WooCommerce Settings Explained
Source: Dev.to
If you’re planning to build an online store with WordPress, WooCommerce is the easiest and most powerful way to start. After installing it, the biggest confusion is often:
“Which WooCommerce settings should I configure first?”
In this guide we break down every important WooCommerce setting in a simple, real‑world way—no complex jargon, just pure practicality. Let’s make your store ready for real customers.
General Settings – Your Store Identity
This is where you set your shop’s basic information.
- Store address – City, state, country
- Currency – INR, USD, etc.
- Thousand/Decimal separators –
1,000.00or1.000,00 - Enable taxes – if needed
Tip: If your store location or currency is wrong, the entire checkout experience gets messed up. Set this carefully.
Products Settings – How Your Store Behaves
These options directly affect how your products appear and function.
- Shop page – Select a page to show all your products
- Add to cart behavior – Redirect to cart or stay on product page
- Measurements – Default weight (kg/lb), dimensions (cm/inch)

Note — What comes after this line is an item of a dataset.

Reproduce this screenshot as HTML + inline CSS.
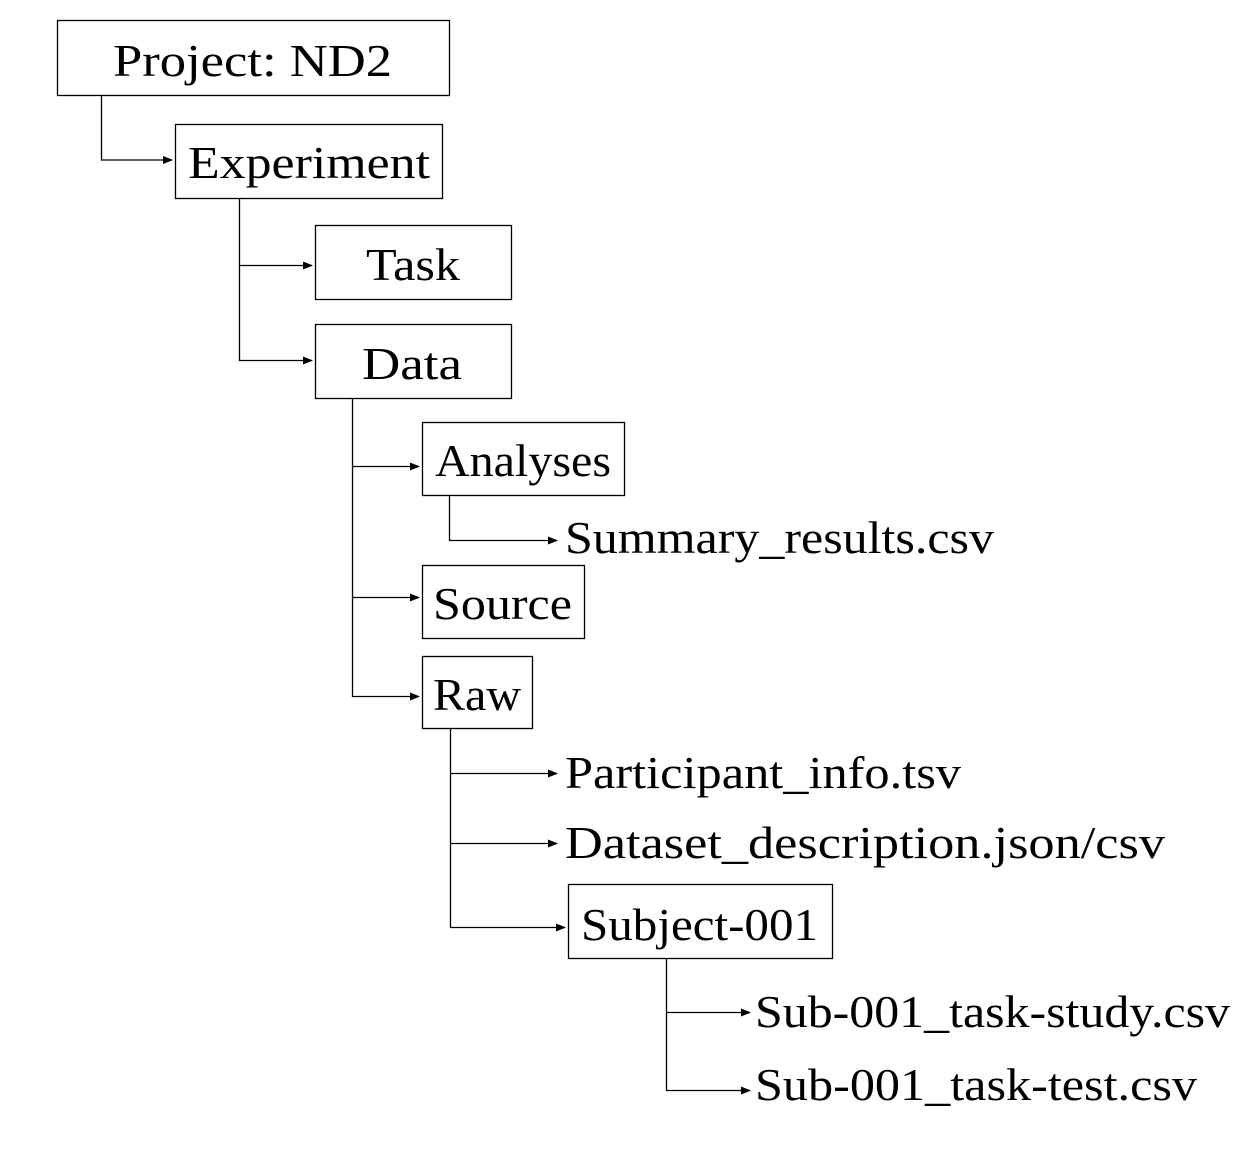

- Reviews – Enable product reviews + star ratings
Inventory Settings – Stock Management
Inventory management is optional, but recommended.
- Turn on Manage Stock to:
- Automatically reduce stock when orders are placed
- Receive low‑stock and out‑of‑stock alerts
- Hide out‑of‑stock items
Useful for physical products. For digital items, you can safely disable stock management.
Tax Settings – Optional but Useful
If you enabled tax earlier, this tab will appear.
- Standard tax rates
- Reduced rates
- Zero rates
- Prices inclusive/exclusive of tax
For Indian sellers (GST), configure the appropriate tax classes here.
Shipping Settings – Delivering Your Products
This is where most beginners get confused, so let’s make it simple.
- Shipping zones – Region‑wise rules
- Shipping methods – Flat rate, free shipping, local pickup
- Shipping classes – Category‑wise pricing
Example:
- Zone: “India”
- Method: Flat rate ₹50
- Class: “Heavy product” = ₹100 extra
Super clean, super scalable.
Payments Settings – Accepting Money
Every store must configure this right.
- Cash on Delivery (COD)
- PayPal
- Stripe
- Razorpay (India’s favorite)
- Direct bank transfer
- UPI (via plugins)
My recommendation for India: enable COD, Razorpay, and UPI alongside a global gateway like PayPal or Stripe.
Accounts & Privacy – User Experience Matters
Here you control how users log in and checkout.
- Allow guest checkout
- Allow users to create accounts
- Auto‑generate username & password
- Data retention options
Best setup for beginners: enable guest checkout and optional account creation.
Emails – Customize Notifications
WooCommerce emails look very basic by default. You can customize:
- Header image
- Colors
- Footer text
- Sender name & email
If your emails look clean, customers trust your store more.
Integrations – Optional Add‑Ons
Depending on plugins, you may see:
- Google Listings
- Mailchimp
- Jetpack
- Analytics extensions
Not required for everyone, so enable only what you need.
Advanced Settings – Only If Necessary
This is the technical section.
- Page setup (Cart, Checkout, My Account)
- REST API
- Webhooks
- WooCommerce data storage
If you’re not a developer, don’t touch the API or webhook settings.
Final Thoughts
WooCommerce looks big from the outside, but once you understand the settings clearly, it becomes a super‑flexible eCommerce engine. Configure the basics — products, payment, and shipping — and your store is ready for sales.